People constantly throw around the term “successful business” or “successful startup”, but I bet if you ask 10 entrepreneurs how they define success, you’ll get 10 different answers. I typically like to ask the following question: how do you define success? Here’s how I define a successful business:
- $1 million+ in annual gross margin (difference between the sales and the cost of goods)

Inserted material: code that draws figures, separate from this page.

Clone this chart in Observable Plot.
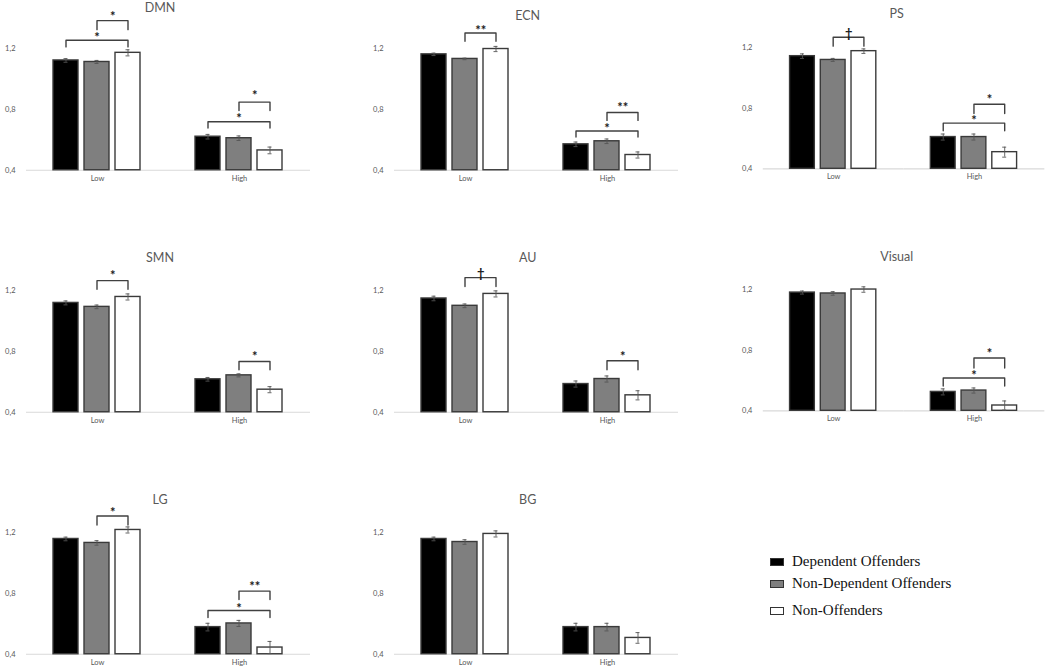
<!DOCTYPE html>
<html><head><meta charset="utf-8">
<script src="https://cdn.jsdelivr.net/npm/d3@7"></script>
<script src="https://cdn.jsdelivr.net/npm/@observablehq/plot@0.6"></script>
<style>
body{margin:0;background:#fff;}
#root{position:relative;width:1049px;height:672px;overflow:hidden;font-family:Lato,sans-serif;background:#fff;}
.panel{position:absolute;}
.title{position:absolute;transform:translate(-50%,-50%);font-size:12.5px;color:#595959;white-space:nowrap;}
.legend{position:absolute;left:770px;top:553px;font-family:"Liberation Serif",serif;font-size:15px;color:#111;}
.legend .item{position:absolute;left:0;white-space:nowrap;display:flex;align-items:center;}
.legend .sw{width:12px;height:6px;border:1px solid #333;margin-right:8px;}
</style></head><body><div id="root"></div>
<script>
// ---------------- data ----------------
const panelNames = ["DMN","ECN","PS","SMN","AU","Visual","LG","BG"];
const groups = ["Low","High"];
const seriesNames = ["Dependent Offenders","Non-Dependent Offenders","Non-Offenders"];
const seriesFills = ["#000000","#7f7f7f","#ffffff"];
const yTicks = [0.4, 0.8, 1.2];

// order: Low (Dep, NonDep, NonOff), High (Dep, NonDep, NonOff)
const meanDMN    = [1.12, 1.11, 1.17, 0.62, 0.61, 0.53];
const errDMN     = [0.012, 0.010, 0.020, 0.015, 0.015, 0.022];
const meanECN    = [1.16, 1.13, 1.195, 0.57, 0.59, 0.50];
const errECN     = [0.008, 0.005, 0.017, 0.015, 0.015, 0.020];
const meanPS     = [1.145, 1.12, 1.178, 0.61, 0.61, 0.51];
const errPS      = [0.015, 0.010, 0.015, 0.020, 0.020, 0.033];
const meanSMN    = [1.117, 1.091, 1.156, 0.616, 0.642, 0.548];
const errSMN     = [0.013, 0.012, 0.020, 0.012, 0.010, 0.020];
const meanAU     = [1.146, 1.098, 1.176, 0.585, 0.618, 0.511];
const errAU      = [0.015, 0.012, 0.020, 0.020, 0.020, 0.030];
const meanVisual = [1.182, 1.176, 1.202, 0.525, 0.534, 0.435];
const errVisual  = [0.010, 0.012, 0.018, 0.020, 0.017, 0.030];
const meanLG     = [1.156, 1.13, 1.215, 0.578, 0.602, 0.444];
const errLG      = [0.012, 0.015, 0.020, 0.025, 0.020, 0.040];
const meanBG     = [1.156, 1.136, 1.189, 0.578, 0.578, 0.507];
const errBG      = [0.012, 0.015, 0.020, 0.025, 0.025, 0.035];

// significance brackets: panel, group, from series index, to series index, top, leg end, label, label y
const brackets = [
  ["DMN","Low",1,2,1.381,1.322,"*",1.431],
  ["DMN","Low",0,2,1.252,1.209,"*",1.289],
  ["DMN","High",1,2,0.847,0.792,"*",0.912],
  ["DMN","High",0,2,0.718,0.677,"*",0.760],
  ["ECN","Low",1,2,1.300,1.246,"**",1.337],
  ["ECN","High",1,2,0.779,0.727,"**",0.831],
  ["ECN","High",0,2,0.657,0.618,"*",0.697],
  ["PS","Low",1,2,1.270,1.211,"†",1.314],
  ["PS","High",1,2,0.827,0.766,"*",0.878],
  ["PS","High",0,2,0.702,0.652,"*",0.740],
  ["SMN","Low",1,2,1.263,1.207,"*",1.316],
  ["SMN","High",1,2,0.733,0.679,"*",0.786],
  ["AU","Low",1,2,1.283,1.224,"†",1.331],
  ["AU","High",1,2,0.738,0.679,"*",0.786],
  ["Visual","High",1,2,0.749,0.683,"*",0.799],
  ["Visual","High",0,2,0.617,0.564,"*",0.656],
  ["LG","Low",1,2,1.307,1.248,"*",1.353],
  ["LG","High",1,2,0.814,0.759,"**",0.862],
  ["LG","High",0,2,0.687,0.641,"*",0.724]
];

const panelData = {
  DMN:[meanDMN,errDMN], ECN:[meanECN,errECN], PS:[meanPS,errPS],
  SMN:[meanSMN,errSMN], AU:[meanAU,errAU], Visual:[meanVisual,errVisual],
  LG:[meanLG,errLG], BG:[meanBG,errBG]
};

// ---------------- layout ----------------
const colX = [25, 392.7, 761.7];
const rowBase = [169.5, 412, 654];
const titleY = [[7, 15, 13], [256.7, 256.7, 256], [499, 499.3, 0]];
const plotW = 285, mL = 25, mR = 5, mT = 2, mB = 20;
const yTop = 1.5, pxPerUnit = 152.5;
const innerH = (yTop - yTicks[0]) * pxPerUnit;
const padIn = 0.19, padOut = 0.857;
const step = (plotW / 2) / (3 - padIn + 2 * padOut);

const root = document.getElementById("root");

function panelPlot(name) {
  const [mean, err] = panelData[name];
  const rows = [];
  groups.forEach((g, gi) => seriesNames.forEach((s, si) => {
    const v = mean[gi * 3 + si], e = err[gi * 3 + si];
    rows.push({group: g, series: s, value: v, lo: v - e, hi: v + e});
  }));
  const br = brackets.filter(b => b[0] === name);
  const lines = [], labels = [];
  br.forEach((b, i) => {
    const [, g, a, c, top, leg, lab, ly] = b;
    lines.push({id: i, group: g, series: seriesNames[a], y: leg});
    lines.push({id: i, group: g, series: seriesNames[a], y: top});
    lines.push({id: i, group: g, series: seriesNames[c], y: top});
    lines.push({id: i, group: g, series: seriesNames[c], y: leg});
    const mid = (a + c) / 2;
    labels.push({group: g, series: seriesNames[Math.floor(mid)], half: mid !== Math.floor(mid), label: lab, y: ly});
  });
  const base = yTicks[0];
  const labelStyle = {fx: "group", x: "series", y: "y", text: "label", fontSize: 13, fontWeight: "bold", fill: "#1a1a1a", dy: 3.5};
  return Plot.plot({
    width: mL + plotW + mR,
    height: mT + innerH + mB,
    marginLeft: mL, marginRight: mR, marginTop: mT, marginBottom: mB,
    style: {fontFamily: "Lato, sans-serif", fontSize: "7.5px", color: "#595959", background: "transparent", overflow: "visible"},
    fx: {domain: groups, padding: 0, axis: "bottom", label: null, tickSize: 0, tickPadding: 5},
    x: {domain: seriesNames, axis: null, paddingInner: padIn, paddingOuter: padOut},
    y: {domain: [base, yTop], ticks: yTicks, tickFormat: d => d.toFixed(1).replace(".", ","), tickSize: 0, tickPadding: 11, label: null},
    color: {domain: seriesNames, range: seriesFills},
    marks: [
      Plot.ruleY([base], {stroke: "#d9d9d9", strokeWidth: 1.2}),
      Plot.barY(rows, {fx: "group", x: "series", y1: base, y2: "value", fill: "series", stroke: "#3a3a3a", strokeWidth: 1.4}),
      Plot.ruleX(rows, {fx: "group", x: "series", y1: "lo", y2: "hi", stroke: "#555", strokeWidth: 0.9}),
      Plot.tickY(rows, {fx: "group", x: "series", y: "lo", stroke: "#555", strokeWidth: 0.9, insetLeft: 10.5, insetRight: 10.5}),
      Plot.tickY(rows, {fx: "group", x: "series", y: "hi", stroke: "#555", strokeWidth: 0.9, insetLeft: 10.5, insetRight: 10.5}),
      Plot.line(lines, {fx: "group", x: "series", y: "y", z: "id", stroke: "#404040", strokeWidth: 1.4, strokeLinejoin: "round"}),
      Plot.text(labels.filter(l => !l.half), labelStyle),
      Plot.text(labels.filter(l => l.half), {...labelStyle, dx: step / 2})
    ]
  });
}

panelNames.forEach((name, i) => {
  const r = Math.floor(i / 3), c = i % 3;
  const div = document.createElement("div");
  div.className = "panel";
  div.style.left = (colX[c] - mL) + "px";
  div.style.top = (rowBase[r] - innerH - mT) + "px";
  div.appendChild(panelPlot(name));
  root.appendChild(div);
  const t = document.createElement("div");
  t.className = "title";
  t.textContent = name;
  t.style.left = (colX[c] + 135) + "px";
  t.style.top = titleY[r][c] + "px";
  root.appendChild(t);
});

// legend
const legend = document.createElement("div");
legend.className = "legend";
const legendTops = [0, 22, 49];
seriesNames.forEach((s, i) => {
  const it = document.createElement("div");
  it.className = "item";
  it.style.top = legendTops[i] + "px";
  const sw = document.createElement("span");
  sw.className = "sw";
  sw.style.background = seriesFills[i];
  const tx = document.createElement("span");
  tx.textContent = s;
  it.appendChild(sw); it.appendChild(tx);
  legend.appendChild(it);
});
root.appendChild(legend);
</script></body></html>
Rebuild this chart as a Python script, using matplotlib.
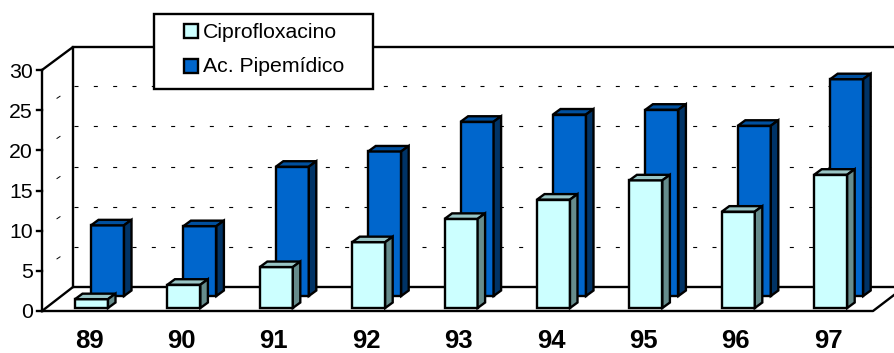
import numpy as np
import matplotlib
matplotlib.use('Agg')
import matplotlib.pyplot as plt
from matplotlib.patches import Polygon, Rectangle
from matplotlib.transforms import Affine2D

years = ['89', '90', '91', '92', '93', '94', '95', '96', '97']
cipro = [1.1, 2.9, 5.1, 8.2, 11.1, 13.5, 15.9, 12.0, 16.6]
pipe = [8.8, 8.7, 16.1, 18.0, 21.7, 22.6, 23.2, 21.2, 27.0]
y_ticks = [0, 5, 10, 15, 20, 25, 30]
legend_names = ['Ciprofloxacino', 'Ac. Pipemídico']

W, H = 894, 353
X0, X_STEP = 89, 92.4    # pixel of first category, pixels per category
Y0, Y_STEP = 311, 8.03   # pixel of zero, pixels per unit
LW = 1.7

plt.rcParams['font.family'] = ['Liberation Sans', 'DejaVu Sans']

fig = plt.figure(figsize=(W / 100, H / 100), dpi=100)
ax = fig.add_axes([0, 0, 1, 1])
ax.set_xlim((0 - X0) / X_STEP, (W - X0) / X_STEP)
ax.set_ylim((Y0 - H) / Y_STEP, Y0 / Y_STEP)
ax.axis('off')

# frame drawn in screen pixels, y going down
px = Affine2D().scale(1 / W, -1 / H).translate(0, 1) + fig.transFigure


def line(xs, ys, **kw):
    kw.setdefault('color', 'black')
    kw.setdefault('lw', LW)
    ax.plot(xs, ys, transform=px, solid_capstyle='projecting', clip_on=False, **kw)


line([42, 42], [70, 311], zorder=2)
line([42, 73, 73], [70, 47, 287], zorder=2)
line([73, W], [47, 47], zorder=2)
line([42, 873, W], [311, 311, 295], zorder=2)
line([42, 73, W], [311, 287, 287], zorder=2)

for v in y_ticks:
    y = Y0 - v * Y_STEP
    line([37, 42], [y, y], zorder=2)
    ax.text(33, y + 2, str(v), transform=px, ha='right', va='center', fontsize=15.3)
    if 0 < v < 30:
        # dashed line on the back wall and its stub on the side wall
        ax.plot([74, 884], [y - 24, y - 24], transform=px, color='black', lw=0.8,
                dashes=(3.6, 13.8), zorder=1)
        line([57, 60], [y - 12, y - 14], lw=0.7, zorder=1)


def bar3d(i, value, shift, base, front, top, side):
    # box with its front face starting at data value `base`
    w = 33 / X_STEP
    dx = 7.5 / X_STEP
    dy = 5.5 / Y_STEP
    left = i + shift / X_STEP
    right = left + w
    low = base
    high = base + value
    faces = [
        ([(left, low), (right, low), (right, high), (left, high)], front),
        ([(left, high), (right, high), (right + dx, high + dy), (left + dx, high + dy)], top),
        ([(right, low), (right + dx, low + dy), (right + dx, high + dy), (right, high)], side),
    ]
    for pts, color in faces:
        ax.add_patch(Polygon(pts, closed=True, facecolor=color, edgecolor='black',
                             lw=LW, joinstyle='miter', zorder=3 if base > 1 else 4))


for i in range(len(years)):
    bar3d(i, pipe[i], 2, 15 / Y_STEP, '#0066CC', '#00509F', '#003366')
for i in range(len(years)):
    bar3d(i, cipro[i], -14, 3 / Y_STEP, '#CCFFFF', '#99C6C6', '#668C8C')

for i, label in enumerate(years):
    ax.text(i, (Y0 - 347.5) / Y_STEP, label, ha='center', va='baseline',
            fontsize=18.5, fontweight='bold')

# legend box
ax.add_patch(Rectangle((154, 14), 219, 75, transform=px, facecolor='white',
                       edgecolor='black', lw=LW, zorder=5))
for y, name, color in zip([31, 66], legend_names, ['#CCFFFF', '#0066CC']):
    ax.add_patch(Rectangle((184, y - 7), 14, 14, transform=px, facecolor=color,
                           edgecolor='black', lw=LW, zorder=6))
    ax.text(203, y + 1, name, transform=px, va='center', fontsize=15.3, zorder=6)

fig.savefig('out.png', dpi=100, facecolor='white')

- Sufficient redundancy and scale such that anyone in the business can go on vacation for two weeks and everything continues to run fine
- Reasonable revenue predictability (recurring revenue is best) such that sales can be predicted out on a quarterly basis with 75% confidence
- Profitable enough to make decisions on growth, lifestyle, etc
Notice that I didn’t say it had to be a technology business, or potential for 30% net margins (even though that would be nice), or 50% year-over-year growth. I think those are all nice, and important to me, but for most entrepreneurs I’ve talked to, they are looking for a level of scale, stability, predictability, and freedom (profits!).
How do you define success?
David –
Good post as usual. The key is what is success for you? VC backed companies have one measure (Fred Wilson just wrote a nice piece on this here: http://www.avc.com/a_vc/2010/03/being-fat-is-not-healthy.html) while other entrepreneurs might agree with your points above. Most of the entrepreneurs I have talked to over the years, literally hundreds if not thousands, by and large think that raising large sums of capital and deploying it at break neck speed is glamorous. Maybe, but is hard work with a lot of downside risk. Your model, while maybe not the home run by some standards, certainly merits pondering. I would take a $1MM a year in margin without playing with Other People’s Money anyday…
Thanks for the daily post…
Thanks Jamie. I agree that too many entrepreneurs think that raising money equals success, which is far from the truth. I encourage entrepreneurs to consider the slow and steady route, with profits, vs the “go big or go home” strategy.
I think one key aspect of success for a new business (technology based or not) is that they survive. Statistically 9 out of 10 new businesses fail within the first 5 years, and the majority of them fail within the first 2 years. Raising a lot of early money (classic way to launch a tech company) actually doesn’t seem to change those 5 year statistics much. So longevity I think is part of the definition of success. And selling your company for more than you put into it before 5 years is still successful of course – so longevity isn’t necessary, but it is indicative of success and something a entrepreneur/business owner should be able to point to as a sign of their success.
Thanks Raghu. That’s a great point that just surviving is an accomplishment by many measures. Most people probably don’t realize how few businesses last five years.